The Seventh Seal: Hard, harsh land and seascape shot in silvery monochrome; a huge, unresolved debate about Life, Death, God, Faith and Fear; oblique, subtle, storytelling; a story that doesn’t seem to flow in any conventional sense; a mighty hero who battles Death himself; actors utterly embedded in the reality of their characters;  the death of most of the leads by the end; the failure of God to deliver anything of real intellectual sustenance; Death as a persistent and predatory real character; and the most powerful life affirming ending I have seen in years. 

Well, I know which I’d rather see.  It’s 50 years old, but it rocks. As they say.

Time to reclaim the cinema for the real movies. Will you PLEASE join me in voting with our feet?

Do we really have to let them make Shrek 4?

{ 6 comments… read them below or add one }

Johnno July 29, 2007 at 10:43 pm

Sounds like a bundle of laughs! I know what you mean, but does it have to be so serious all the time??

Frankk July 29, 2007 at 10:47 pm

I’d just like it to be that serious some of the time.

AE July 30, 2007 at 2:07 pm

I think in today’s world the media and especially the movie industry is simply catering to the mass of attention deficit disorder currently taking over the world. I know I’m guilty of watching two or three shows, while checking my e-mail and surfing the net. The surface approach is the only way to keep people coming back, after they zone out because they’ll simply move on if the story is too deep to get back into.
Don’t get me wrong I love movies and shows with deep intellectual content and hard won character realizations of the world and our place in it, but it still have to compete with the audience of today that wants to know everything about everything in a 60second newsreel.

As for Shrek 4, can’t anyone have an original thought anymore! I’ll vote for this, no more sequels!

Frankk July 30, 2007 at 5:19 pm

You’re absolutely right of course – and I sense a real change in dramatic storytelling coming – some hybrid form emerging out the fact that tv advertising is dropping like a bomb because everyone is flicking around the internet getting pinged by their various interests every 30 seconds. The networks are going to have to come up with something radical that combines our need for stories with their need to sell ad space. (Or rather, we writers. If anyone’s got any ideas they should get pitching. I think they’d bite your hand off.)

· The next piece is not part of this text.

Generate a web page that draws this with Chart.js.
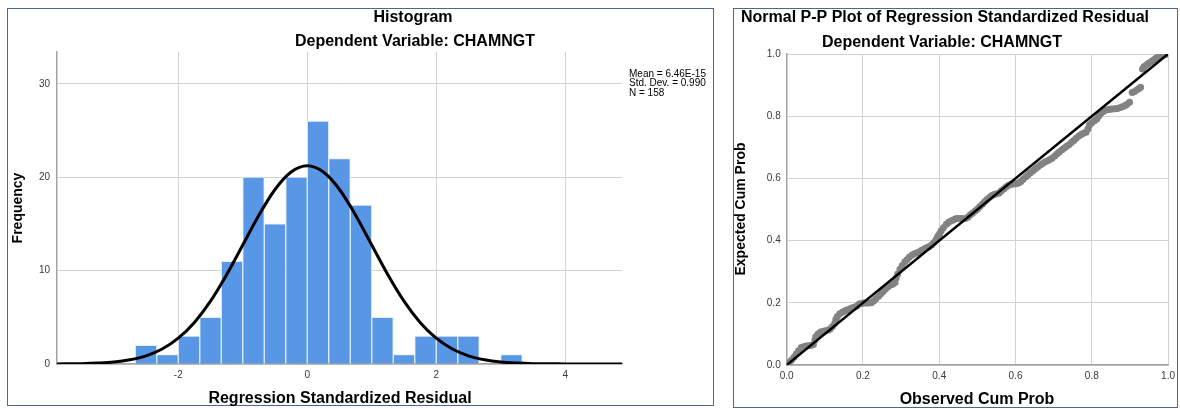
<!DOCTYPE html>
<html><head><meta charset="utf-8">
<script src="https://cdn.jsdelivr.net/npm/chart.js@4.4.1/dist/chart.umd.min.js"></script>
<style>
html,body{margin:0;padding:0;background:#fff;width:1180px;height:409px;overflow:hidden;}
.frame{position:absolute;border:1px solid #4a6796;box-sizing:border-box;}
canvas{position:absolute;top:0;}
</style></head><body>
<div class="frame" style="left:7px;top:8px;width:707px;height:398px"></div>
<div class="frame" style="left:733px;top:8px;width:445px;height:400px"></div>
<canvas id="hist" width="720" height="409" style="left:0;width:720px;height:409px"></canvas>
<canvas id="pp" width="460" height="409" style="left:720px;width:460px;height:409px"></canvas>
<script>
// ---------- Histogram data ----------
const binCenters = [-2.5, -2.1667, -1.8333, -1.5, -1.1667, -0.8333, -0.5, -0.1667, 0.1667, 0.5, 0.8333, 1.1667, 1.5, 1.8333, 2.1667, 2.5, 2.8333, 3.1667];
const binCounts  = [2, 1, 3, 5, 11, 20, 15, 20, 26, 22, 17, 5, 1, 3, 3, 3, 0, 1];
const curveX = [-3.88, -3.5, -3.25, -3.0, -2.75, -2.5, -2.25, -2.0, -1.75, -1.5, -1.25, -1.0, -0.75, -0.5, -0.25, 0, 0.25, 0.5, 0.75, 1.0, 1.25, 1.5, 1.75, 2.0, 2.25, 2.5, 2.75, 3.0, 3.25, 3.5, 4.0, 4.5, 4.88];
const curveY = [0.01, 0.04, 0.10, 0.21, 0.45, 0.87, 1.60, 2.76, 4.45, 6.73, 9.56, 12.74, 15.93, 18.68, 20.55, 21.22, 20.55, 18.68, 15.93, 12.74, 9.56, 6.73, 4.45, 2.76, 1.60, 0.87, 0.45, 0.21, 0.10, 0.04, 0.01, 0.00, 0.00];
const histXTicks = [-2, 0, 2, 4];
const histYTicks = [0, 10, 20, 30];
const histTitle = 'Histogram';
const subTitle = 'Dependent Variable: CHAMNGT';
const histXTitle = 'Regression Standardized Residual';
const histYTitle = 'Frequency';
const statsLines = ['Mean = 6.46E-15', 'Std. Dev. = 0.990', 'N = 158'];

// ---------- P-P plot data ----------
const ppObserved = [0.000,0.006,0.012,0.019,0.025,0.031,0.038,0.044,0.051,0.057,0.063,0.070,0.074,0.076,0.082,0.089,0.095,0.101,0.108,0.114,0.120,0.126,0.129,0.133,0.139,0.146,0.152,0.158,0.165,0.171,0.177,0.184,0.190,0.196,0.203,0.209,0.215,0.222,0.228,0.234,0.241,0.247,0.253,0.259,0.266,0.272,0.278,0.284,0.287,0.291,0.297,0.303,0.310,0.316,0.322,0.329,0.335,0.342,0.348,0.354,0.361,0.367,0.373,0.380,0.386,0.392,0.396,0.401,0.405,0.411,0.418,0.424,0.430,0.437,0.443,0.449,0.456,0.462,0.468,0.475,0.481,0.487,0.494,0.500,0.506,0.513,0.519,0.525,0.532,0.538,0.544,0.551,0.557,0.563,0.570,0.576,0.582,0.589,0.595,0.601,0.608,0.614,0.620,0.627,0.633,0.639,0.646,0.652,0.658,0.665,0.671,0.677,0.684,0.690,0.696,0.703,0.709,0.715,0.722,0.728,0.734,0.741,0.747,0.753,0.759,0.766,0.772,0.778,0.785,0.790,0.794,0.800,0.807,0.813,0.818,0.823,0.829,0.835,0.842,0.848,0.854,0.861,0.867,0.873,0.880,0.886,0.892,0.899,0.906,0.911,0.918,0.924,0.928,0.933,0.937,0.943,0.949,0.956,0.962,0.968,0.975,0.981,0.987,0.994,1.000];
const ppExpected = [0.000,0.007,0.015,0.025,0.035,0.046,0.056,0.059,0.061,0.062,0.063,0.066,0.080,0.091,0.100,0.106,0.108,0.110,0.112,0.116,0.124,0.134,0.147,0.156,0.165,0.170,0.174,0.177,0.180,0.183,0.186,0.190,0.196,0.198,0.199,0.199,0.199,0.200,0.206,0.213,0.221,0.229,0.236,0.244,0.252,0.257,0.260,0.265,0.280,0.293,0.308,0.320,0.332,0.339,0.347,0.354,0.358,0.361,0.364,0.369,0.374,0.377,0.380,0.386,0.394,0.404,0.414,0.422,0.432,0.441,0.452,0.458,0.463,0.466,0.470,0.471,0.471,0.470,0.471,0.475,0.482,0.488,0.495,0.501,0.509,0.517,0.525,0.532,0.539,0.545,0.548,0.551,0.553,0.560,0.567,0.573,0.578,0.581,0.582,0.583,0.585,0.590,0.597,0.605,0.612,0.618,0.625,0.631,0.637,0.643,0.648,0.653,0.657,0.661,0.665,0.672,0.679,0.685,0.692,0.698,0.703,0.709,0.716,0.722,0.729,0.736,0.741,0.745,0.748,0.760,0.772,0.779,0.785,0.791,0.800,0.808,0.814,0.819,0.821,0.822,0.823,0.824,0.825,0.827,0.830,0.834,0.838,0.845,0.876,0.879,0.884,0.889,0.893,0.952,0.959,0.965,0.970,0.976,0.981,0.986,0.990,0.994,0.997,0.999,1.000];
const refLineX = [0, 1];
const refLineY = [0, 1];
const ppTicks = [0, 0.2, 0.4, 0.6, 0.8, 1.0];
const ppTitle = 'Normal P-P Plot of Regression Standardized Residual';
const ppXTitle = 'Observed Cum Prob';
const ppYTitle = 'Expected Cum Prob';

// ---------- shared styling ----------
const FAM = '"Liberation Sans", Arial, Helvetica, sans-serif';
const TITLE_FONT = 'bold 16px ' + FAM;
const TICK_FONT = { family: FAM, size: 10 };
const GRID = '#d2d2d2';
const AXIS = '#a3a3a3';
const TICK_COLOR = '#3a3a3a';

function textPlugin(items) {
  return {
    id: 'panelText',
    afterDraw(chart) {
      const ctx = chart.ctx;
      items.forEach(it => {
        ctx.save();
        ctx.font = it.font;
        ctx.fillStyle = it.color || '#000';
        ctx.textAlign = it.align || 'center';
        ctx.textBaseline = 'middle';
        ctx.translate(it.x, it.y);
        if (it.rotate) ctx.rotate(it.rotate);
        ctx.fillText(it.text, 0, 0);
        ctx.restore();
      });
    }
  };
}

Chart.defaults.font.family = FAM;

// ---------- Histogram ----------
new Chart(document.getElementById('hist'), {
  type: 'bar',
  data: {
    datasets: [
      {
        type: 'line',
        data: curveX.map((x, i) => ({ x: x, y: curveY[i] })),
        borderColor: '#000',
        borderWidth: 3,
        pointRadius: 0,
        cubicInterpolationMode: 'monotone',
        fill: false,
        order: 0
      },
      {
        type: 'bar',
        data: binCenters.map((x, i) => ({ x: x, y: binCounts[i] })),
        backgroundColor: '#5797e5',
        borderColor: 'rgba(225,236,250,0.95)',
        borderWidth: 1,
        barPercentage: 1,
        categoryPercentage: 1,
        order: 1
      }
    ]
  },
  options: {
    responsive: false,
    animation: false,
    events: [],
    layout: { padding: { left: 0, top: 52, right: 98, bottom: 0 } },
    plugins: { legend: { display: false }, tooltip: { enabled: false } },
    scales: {
      x: {
        type: 'linear', min: -3.88, max: 4.88, offset: false,
        afterBuildTicks: s => { s.ticks = histXTicks.map(v => ({ value: v })); },
        ticks: { color: TICK_COLOR, font: TICK_FONT, padding: 5, maxRotation: 0 },
        grid: { color: GRID, drawTicks: false, offset: false },
        border: { color: AXIS, width: 1.5 },
        afterFit: s => { s.height = 45; }
      },
      y: {
        type: 'linear', min: 0, max: 33.4,
        afterBuildTicks: s => { s.ticks = histYTicks.map(v => ({ value: v })); },
        ticks: { color: TICK_COLOR, font: TICK_FONT, padding: 7 },
        grid: { color: GRID, drawTicks: false },
        border: { color: AXIS, width: 1.5 },
        afterFit: s => { s.width = 57; }
      }
    }
  },
  plugins: [textPlugin([
    { text: histTitle, x: 413, y: 17.5, font: TITLE_FONT },
    { text: subTitle, x: 415, y: 42, font: TITLE_FONT },
    { text: histXTitle, x: 340, y: 399, font: TITLE_FONT },
    { text: histYTitle, x: 18, y: 208, font: 'bold 14px ' + FAM, rotate: -Math.PI / 2 },
    { text: statsLines[0], x: 629, y: 74, font: '10px ' + FAM, align: 'left' },
    { text: statsLines[1], x: 629, y: 83.5, font: '10px ' + FAM, align: 'left' },
    { text: statsLines[2], x: 629, y: 93, font: '10px ' + FAM, align: 'left' }
  ])]
});

// ---------- P-P plot ----------
new Chart(document.getElementById('pp'), {
  type: 'scatter',
  data: {
    datasets: [
      {
        data: refLineX.map((x, i) => ({ x: x, y: refLineY[i] })),
        showLine: true,
        borderColor: '#000',
        borderWidth: 2.5,
        pointRadius: 0,
        order: 0
      },
      {
        data: ppObserved.map((x, i) => ({ x: x, y: ppExpected[i] })),
        pointRadius: 3.5,
        pointBackgroundColor: '#828282',
        pointBorderWidth: 0,
        backgroundColor: '#828282',
        borderColor: '#828282',
        order: 1
      }
    ]
  },
  options: {
    responsive: false,
    animation: false,
    events: [],
    layout: { padding: { left: 0, top: 54, right: 11.3, bottom: 0 } },
    plugins: { legend: { display: false }, tooltip: { enabled: false } },
    scales: {
      x: {
        type: 'linear', min: 0, max: 1,
        afterBuildTicks: s => { s.ticks = ppTicks.map(v => ({ value: v })); },
        ticks: { color: TICK_COLOR, font: TICK_FONT, padding: 5, maxRotation: 0, callback: v => v.toFixed(1) },
        grid: { color: GRID, drawTicks: false },
        border: { color: AXIS, width: 1.5 },
        afterFit: s => { s.height = 44; }
      },
      y: {
        type: 'linear', min: 0, max: 1,
        afterBuildTicks: s => { s.ticks = ppTicks.map(v => ({ value: v })); },
        ticks: { color: TICK_COLOR, font: TICK_FONT, padding: 6, callback: v => v.toFixed(1) },
        grid: { color: GRID, drawTicks: false },
        border: { color: AXIS, width: 1.5 },
        afterFit: s => { s.width = 66.7; }
      }
    }
  },
  plugins: [textPlugin([
    { text: ppTitle, x: 225, y: 17.5, font: TITLE_FONT },
    { text: subTitle, x: 222, y: 42.5, font: TITLE_FONT },
    { text: ppXTitle, x: 257, y: 400, font: TITLE_FONT },
    { text: ppYTitle, x: 21, y: 209, font: 'bold 14px ' + FAM, rotate: -Math.PI / 2 }
  ])]
});
</script>
</body></html>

Until that happens, when it works, good drama still works – for me anyway, I still love the midnight sessions with a DVD box set of my choice. Deep involvement and immersion in a story still wins out over Myspace. Just.

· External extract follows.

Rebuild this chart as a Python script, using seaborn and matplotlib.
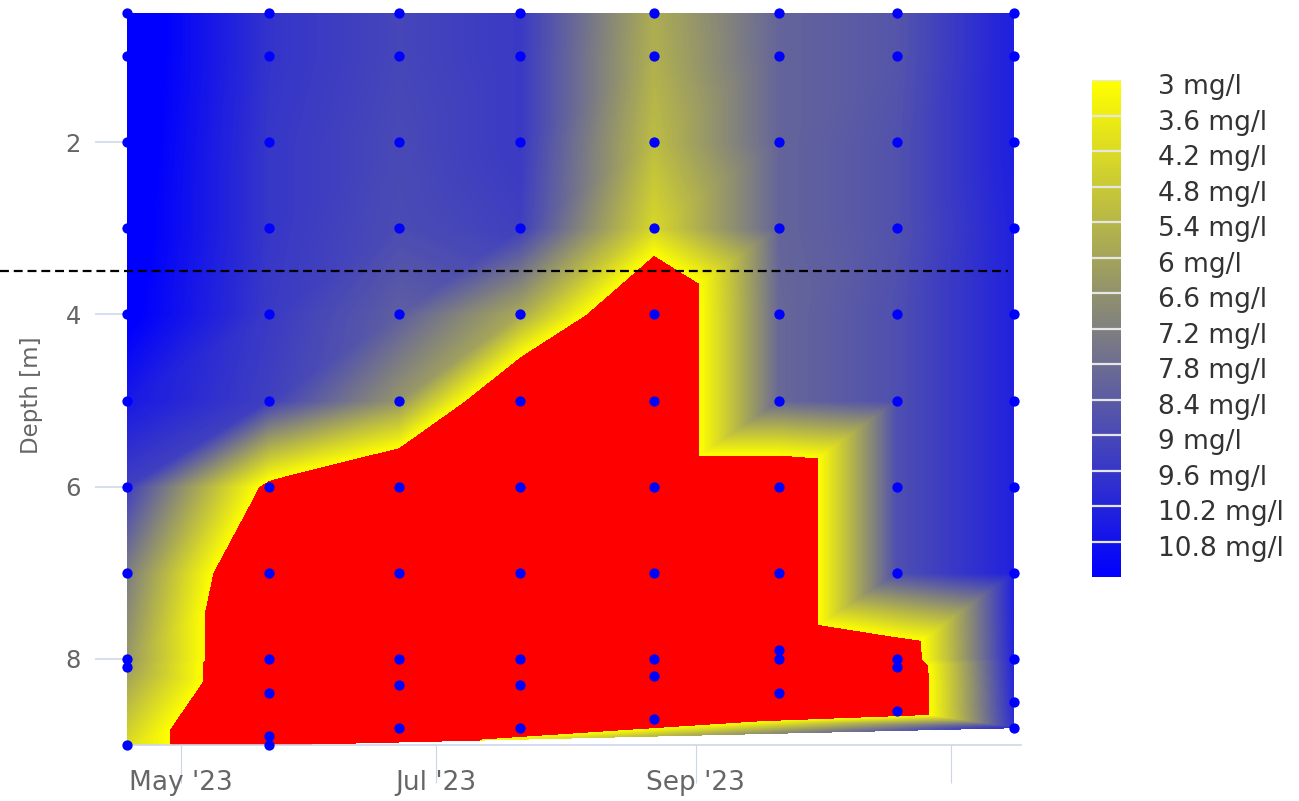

Amit July 30, 2007 at 8:47 pm

Frankk, I agree with you entirely. In Mumbai(India) it is difficult to get to see such movies as Seventh Seal by Bergman , but I downloaded the script because Bergman is my favourite Director. While reading, I must have laughed and cried many times for the shear beauty of script writing and visualized what a wonder Bergman must have done on screen. And how much I thanked his departed soul for having given such a gem of a script and such a deep and thoughtful dialogue. I have seen so many of his movies in Delhi(India)back in sixties and seventies, mostly in film festival retrospective, and Seventh Seal was never shown, then. I do miss the movies of that era, and good movies are so few now a days from Hollywood. I disagree that movies need only be shallow entertainment. And who define entertainment. A story that is intelligently (In audio Video sense) narrated with serious theme as backdrop , that makes you think and contemplate can as well be joyfull experience for many. Why entertainment means restricting yourself to forgettable movies.This I would call a scapism, avoiding to enrich yourself and make you more sensitive. It is my first visit to your blog and I am so happy it starts from your admiration of my favourite script Seventh Seal. I am sure world will once again get back to an era of beautiful story narration of sixtees and seventies…telling contemporary stories with sensibilities of that era , where use of high technology in film making will add to story narration rather than substracting.